» Source excerpt:
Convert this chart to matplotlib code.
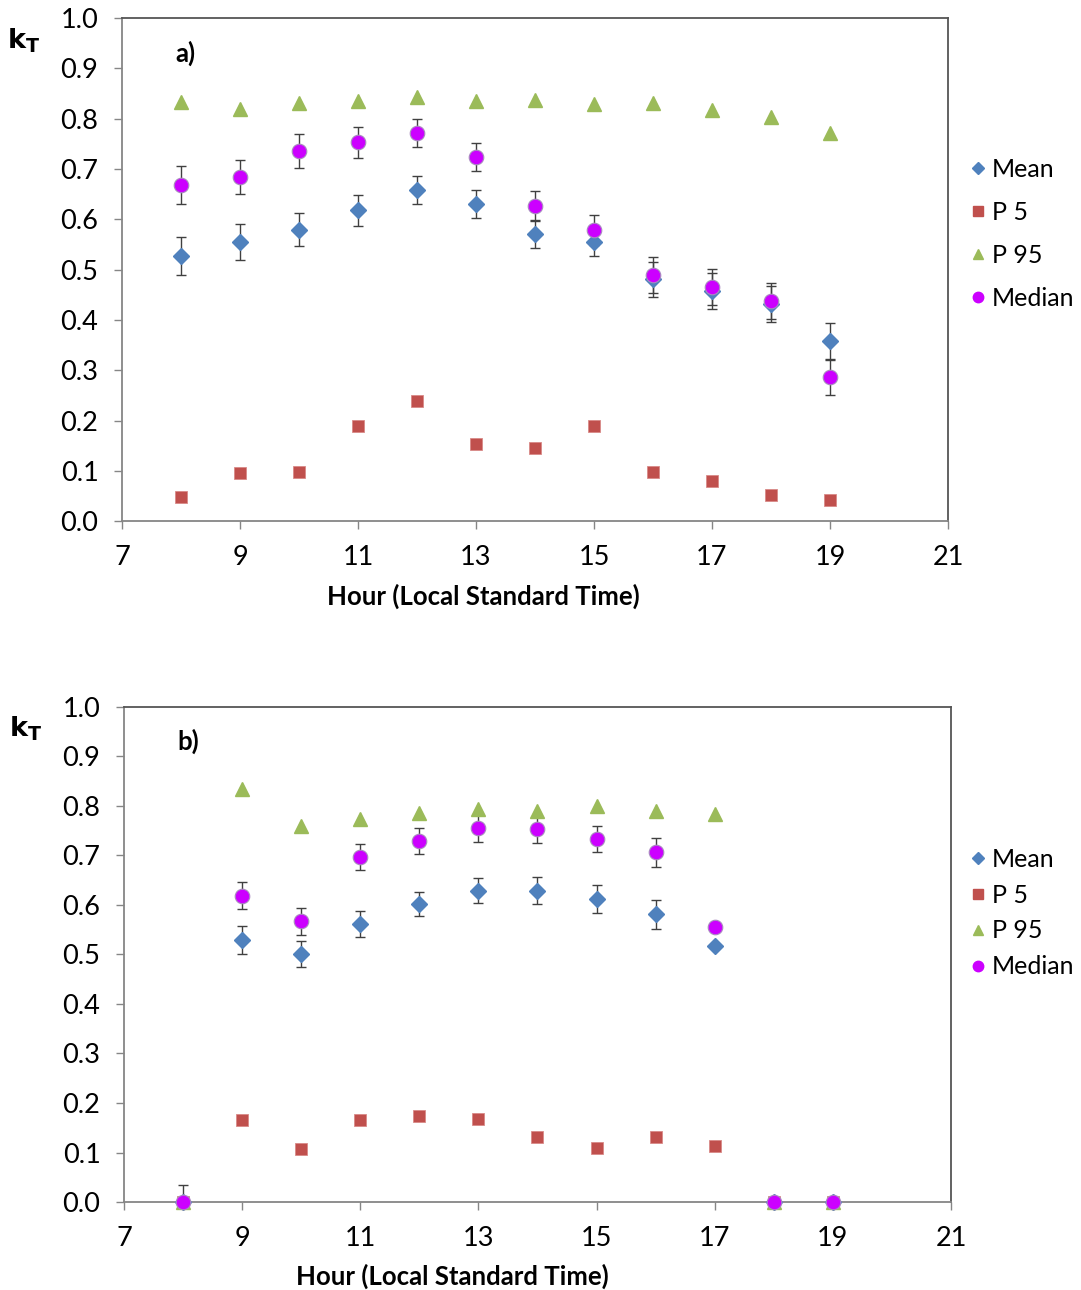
import numpy as np
import matplotlib
matplotlib.use('Agg')
import matplotlib.pyplot as plt
from matplotlib.lines import Line2D

plt.rcParams['font.family'] = ['Lato', 'DejaVu Sans']

hours = [8, 9, 10, 11, 12, 13, 14, 15, 16, 17, 18, 19]

# panel a)
mean_a = [0.527, 0.555, 0.579, 0.618, 0.658, 0.630, 0.571, 0.555, 0.481, 0.457, 0.432, 0.358]
mean_a_err = [0.038, 0.035, 0.033, 0.031, 0.028, 0.028, 0.028, 0.028, 0.035, 0.036, 0.036, 0.035]
p5_a = [0.048, 0.095, 0.097, 0.189, 0.239, 0.153, 0.145, 0.189, 0.097, 0.080, 0.052, 0.042]
p95_a = [0.833, 0.819, 0.831, 0.835, 0.843, 0.835, 0.837, 0.829, 0.831, 0.817, 0.803, 0.771]
median_a = [0.668, 0.684, 0.736, 0.753, 0.771, 0.724, 0.626, 0.578, 0.489, 0.465, 0.437, 0.286]
median_a_err = [0.038, 0.034, 0.034, 0.031, 0.028, 0.028, 0.030, 0.030, 0.036, 0.036, 0.036, 0.035]

# panel b)
mean_b = [0.0, 0.529, 0.501, 0.561, 0.602, 0.629, 0.629, 0.612, 0.581, 0.518, 0.0, 0.0]
mean_b_err = [0.035, 0.029, 0.027, 0.026, 0.025, 0.026, 0.027, 0.028, 0.030, 0.0, 0.0, 0.0]
p5_b = [0.0, 0.165, 0.107, 0.166, 0.174, 0.168, 0.132, 0.110, 0.132, 0.113, 0.0, 0.0]
p95_b = [0.0, 0.834, 0.760, 0.773, 0.786, 0.793, 0.790, 0.799, 0.790, 0.784, 0.0, 0.0]
median_b = [0.0, 0.619, 0.567, 0.697, 0.729, 0.755, 0.754, 0.733, 0.706, 0.555, 0.0, 0.0]
median_b_err = [0.0, 0.028, 0.027, 0.027, 0.026, 0.027, 0.028, 0.027, 0.030, 0.0, 0.0, 0.0]

c_mean = '#4F81BD'
c_p5 = '#C0504D'
c_p95 = '#9BBB59'
c_med = '#CC00FF'
spine_c = '#868686'

fig = plt.figure(figsize=(10.81, 12.9), dpi=100)
ax1 = fig.add_axes([0.1129, 0.596, 0.7641, 0.390])
ax2 = fig.add_axes([0.1147, 0.0682, 0.7650, 0.3838])


def draw(ax, mean, mean_err, p5, p95, med, med_err, tag, label_x, leg_y, leg_sp):
    x = np.array(hours)
    ax.errorbar(x, mean, yerr=mean_err, fmt='none', ecolor='#404040',
                elinewidth=1.0, capsize=3.5, capthick=1.0, zorder=2)
    ax.errorbar(x, med, yerr=med_err, fmt='none', ecolor='#404040',
                elinewidth=1.0, capsize=3.5, capthick=1.0, zorder=2)
    ax.plot(x, mean, 'D', color=c_mean, ms=8.5, mec=c_mean, ls='none',
            zorder=3, clip_on=False)
    ax.plot(x, p5, 's', color=c_p5, ms=9, mec='#d98a88', mew=0.6, ls='none',
            zorder=3, clip_on=False)
    ax.plot(x, p95, '^', color=c_p95, ms=10.5, mec=c_p95, ls='none',
            zorder=3, clip_on=False)
    ax.plot(x, med, 'o', color=c_med, ms=10.5, mec='#a98cc0', mew=0.8,
            ls='none', zorder=4, clip_on=False)

    ax.set_xlim(7, 21)
    ax.set_ylim(0, 1.0)
    ax.set_xticks(np.arange(7, 22, 2))
    ax.set_yticks(np.arange(0, 1.01, 0.1))
    ax.set_yticklabels(['%.1f' % v for v in np.arange(0, 1.01, 0.1)])
    ax.tick_params(direction='out', length=6, width=1, color=spine_c,
                   labelsize=19.5, labelcolor='black')
    ax.tick_params(axis='y', pad=11)
    ax.tick_params(axis='x', pad=11)
    for s in ax.spines.values():
        s.set_color(spine_c)
        s.set_linewidth(1.3)
    ax.spines['top'].set_color('#555555')
    ax.spines['right'].set_color('#555555')
    ax.set_xlabel('Hour (Local Standard Time)', fontsize=18.5,
                  fontweight='bold', labelpad=8)
    ax.xaxis.set_label_coords(label_x, -0.125)
    ax.text(7.9, 0.93, tag, fontsize=18.5, fontweight='bold', va='center')
    ax.text(-0.119, 0.955, r'$\mathbf{k}_{\mathbf{T}}$', transform=ax.transAxes,
            fontsize=19.5, ha='center', va='center')

    handles = [
        Line2D([], [], marker='D', color=c_mean, ls='none', ms=6),
        Line2D([], [], marker='s', color=c_p5, ls='none', ms=7),
        Line2D([], [], marker='^', color=c_p95, ls='none', ms=7.5),
        Line2D([], [], marker='o', color=c_med, ls='none', ms=7.5),
    ]
    fig.legend(handles, ['Mean', 'P 5', 'P 95', 'Median'],
               loc='upper left', bbox_to_anchor=(0.8975, leg_y),
               frameon=False, fontsize=18, handlelength=0.6,
               handletextpad=0.28, labelspacing=leg_sp, borderaxespad=0,
               borderpad=0)


draw(ax1, mean_a, mean_a_err, p5_a, p95_a, median_a, median_a_err, 'a)',
     0.438, 1 - 158 / 1290, 0.8)
draw(ax2, mean_b, mean_b_err, p5_b, p95_b, median_b, median_b_err, 'b)',
     0.397, 1 - 848 / 1290, 0.51)

fig.savefig('out.png', dpi=100, facecolor='white')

» Stated task:
Restate the material word for word from its first line through the line containing "17, 18, 19]", both included; the pictures do not belong in it.

» Task answer:
Convert this chart to matplotlib code.
import numpy as np
import matplotlib
matplotlib.use('Agg')
import matplotlib.pyplot as plt
from matplotlib.lines import Line2D

plt.rcParams['font.family'] = ['Lato', 'DejaVu Sans']

hours = [8, 9, 10, 11, 12, 13, 14, 15, 16, 17, 18, 19]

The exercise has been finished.